PMI is worth avoiding at a time when you’re already looking at spending more on housing payments due to higher-than-average home prices and mortgage rates. So if you’re hoping to boost your down payment funds in 2023, here’s how.

1. Get on a budget

Following a budget could make it easier to manage your money and find ways to reduce your spending. It pays to set up a budget either on your laptop, on paper, or via an app. Many budgeting apps, in fact, link up to your checking account and credit card accounts so your purchases are tracked automatically, making it easier to see where your money is going.

2. Reduce a few key expenses

Are there things you’re spending money on right now that you can technically do without? If you’re hoping to buy a home sooner rather than later, it may be worth giving some of those things up to boost your savings rate.

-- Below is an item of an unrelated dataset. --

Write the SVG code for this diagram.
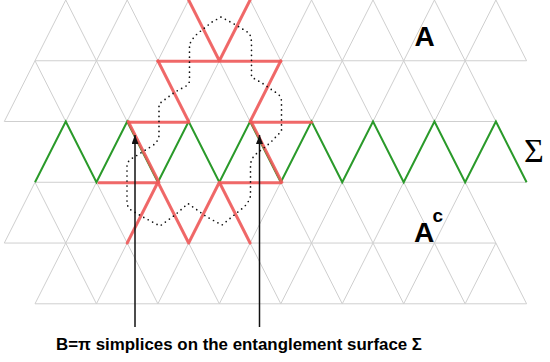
<svg xmlns="http://www.w3.org/2000/svg" width="550" height="362" viewBox="0 0 550 362">
<style>
.grid{fill:none;stroke:#cfcfcf;stroke-width:1}
.green{fill:none;stroke:#2a9a2a;stroke-width:2;stroke-linejoin:miter}
.red{fill:none;stroke:#ef5a5a;stroke-width:3;stroke-linecap:round;stroke-linejoin:round;opacity:0.9}
.dots{fill:none;stroke:#111;stroke-width:1.7;stroke-linecap:round;stroke-dasharray:0 5}
.arrow{stroke:#111;stroke-width:1.5}
.lbl{font-family:"Liberation Sans",Arial,sans-serif;font-weight:bold;fill:#000}
.sig{font-family:"Liberation Serif","Times New Roman",serif;fill:#000}
</style>
<defs>
<marker id="ah" markerUnits="userSpaceOnUse" markerWidth="10" markerHeight="8" refX="9" refY="3.5" orient="auto">
<path d="M0,0 L9,3.5 L0,7 z" fill="#111"/>
</marker>
</defs>
<g id="lattice">
<polyline class="grid" points="35,60.76 65.75,0 96.45,60.76 127.2,0 157.9,60.76 188.65,0 219.35,60.76 250.1,0 280.8,60.76 311.55,0 342.25,60.76 373,0 403.7,60.76 434.45,0 465.15,60.76 495.9,0 526.6,60.76"/>
<polyline class="grid" points="4.3,121.52 35,60.76 65.75,121.52 96.45,60.76 127.2,121.52 157.9,60.76 188.65,121.52 219.35,60.76 250.1,121.52 280.8,60.76 311.55,121.52 342.25,60.76 373,121.52 403.7,60.76 434.45,121.52 465.15,60.76 495.9,121.52"/>
<polyline class="grid" points="4.3,243.04 35,182.28 65.75,243.04 96.45,182.28 127.2,243.04 157.9,182.28 188.65,243.04 219.35,182.28 250.1,243.04 280.8,182.28 311.55,243.04 342.25,182.28 373,243.04 403.7,182.28 434.45,243.04 465.15,182.28 495.9,243.04"/>
<polyline class="grid" points="35,303.8 65.75,243.04 96.45,303.8 127.2,243.04 157.9,303.8 188.65,243.04 219.35,303.8 250.1,243.04 280.8,303.8 311.55,243.04 342.25,303.8 373,243.04 403.7,303.8 434.45,243.04 465.15,303.8 495.9,243.04 526.6,303.8"/>
<line class="grid" x1="35" y1="60.76" x2="526.6" y2="60.76"/>
<line class="grid" x1="4.3" y1="121.52" x2="495.9" y2="121.52"/>
<line class="grid" x1="35" y1="182.28" x2="526.6" y2="182.28"/>
<line class="grid" x1="4.3" y1="243.04" x2="495.9" y2="243.04"/>
<line class="grid" x1="35" y1="303.8" x2="526.6" y2="303.8"/>
</g>
<g id="surface">
<polyline class="green" points="35,182.28 65.75,121.52 96.45,182.28 127.2,121.52 157.9,182.28 188.65,121.52 219.35,182.28 250.1,121.52 280.8,182.28 311.55,121.52 342.25,182.28 373,121.52 403.7,182.28 434.45,121.52 465.15,182.28 495.9,121.52 526.6,182.28"/>
</g>
<g id="simplices">
<polyline class="red" points="188.65,0 219.35,60.76 250.1,0"/>
<line class="red" x1="157.9" y1="61.2" x2="280.8" y2="61.2"/>
<line class="red" x1="157.9" y1="60.76" x2="188.65" y2="121.52"/>
<line class="red" x1="280.8" y1="60.76" x2="250.1" y2="121.52"/>
<line class="red" x1="129" y1="122.2" x2="188.65" y2="122.2"/>
<line class="red" x1="251" y1="122.2" x2="311.55" y2="122.2"/>
<line class="red" x1="128.2" y1="121.52" x2="158.9" y2="182.28"/>
<line class="red" x1="251.1" y1="121.52" x2="281.8" y2="182.28"/>
<line class="red" x1="99" y1="182.8" x2="157.9" y2="182.8"/>
<line class="red" x1="220.5" y1="182.8" x2="280.8" y2="182.8"/>
<polyline class="red" points="127.2,243.04 157.9,182.28 188.65,243.04 219.35,182.28 250.1,243.04"/>
</g>
<g id="region-boundary">
<path class="dots" d="M221,17 L236,25 L249,33 Q251.5,37 251.5,44 L251.5,77 L262,83 L278,94 Q281.5,97 281.5,102 L281.5,131 L270,143 L256,154 Q250.5,159 250.5,166 L250.5,196 Q249,202 244,207 L222,225 L207,217 L188,203.5 L175,215 L160,226 L143,217 L131,210 Q127,207 127,202 L127,166 Q127,162 131,159 L152,146 Q159,141 159,135 L159,104 L175,92 L186,86 Q189.5,84 189.5,80 L189.5,45 Q191,40 197,34 L212,22 Z"/>
</g>
<g id="arrows">
<line class="arrow" x1="135" y1="327" x2="135" y2="135" marker-end="url(#ah)"/>
<line class="arrow" x1="259.5" y1="327" x2="259.5" y2="135" marker-end="url(#ah)"/>
</g>
<g id="labels">
<text class="lbl" x="414.5" y="46" font-size="28">A</text>
<text class="lbl" x="414" y="241.5" font-size="28">A</text>
<text class="lbl" x="432.5" y="221.5" font-size="19">c</text>
<text class="sig" x="524" y="161.5" font-size="34">Σ</text>
<text class="lbl" x="56" y="350" font-size="17" textLength="366" lengthAdjust="spacingAndGlyphs">B=π simplices on the entanglement surface Σ</text>
</g>
</svg>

That could mean pledging not to dine out more than once a month in 2023, or sticking to staycations when you have time off from work rather than paying for flights and lodging.

3. Get a side hustle

The gig economy is strong these days, and working a second job could be your ticket to buying a home despite the challenges today’s buyers face. The beauty of side hustle earnings is that the money you bring home won’t be earmarked for existing expenses. If you’re able to earn $100 a week in 2023 after taxes, you’ll have a cool $5,000 more to put down on a home by the end of the year.

Don’t skimp on a down payment

Many mortgage lenders will let you put less than 20% down on a home. But if you want to avoid PMI, then it pays to aim for 20% — even if it means having to wait a bit longer to buy.

Also, the more money you’re able to put down on your home, the more equity you’ll start out with. That’s an important thing when you’re buying at a time when home prices are elevated. That way, if prices start to fall, you’ll be less likely to wind up underwater on your mortgage.

If you can’t manage a 20% down payment on a home given today’s prices, you should try to get as close as possible. And these moves could help you close out 2023 with a lot more money to put toward a home purchase.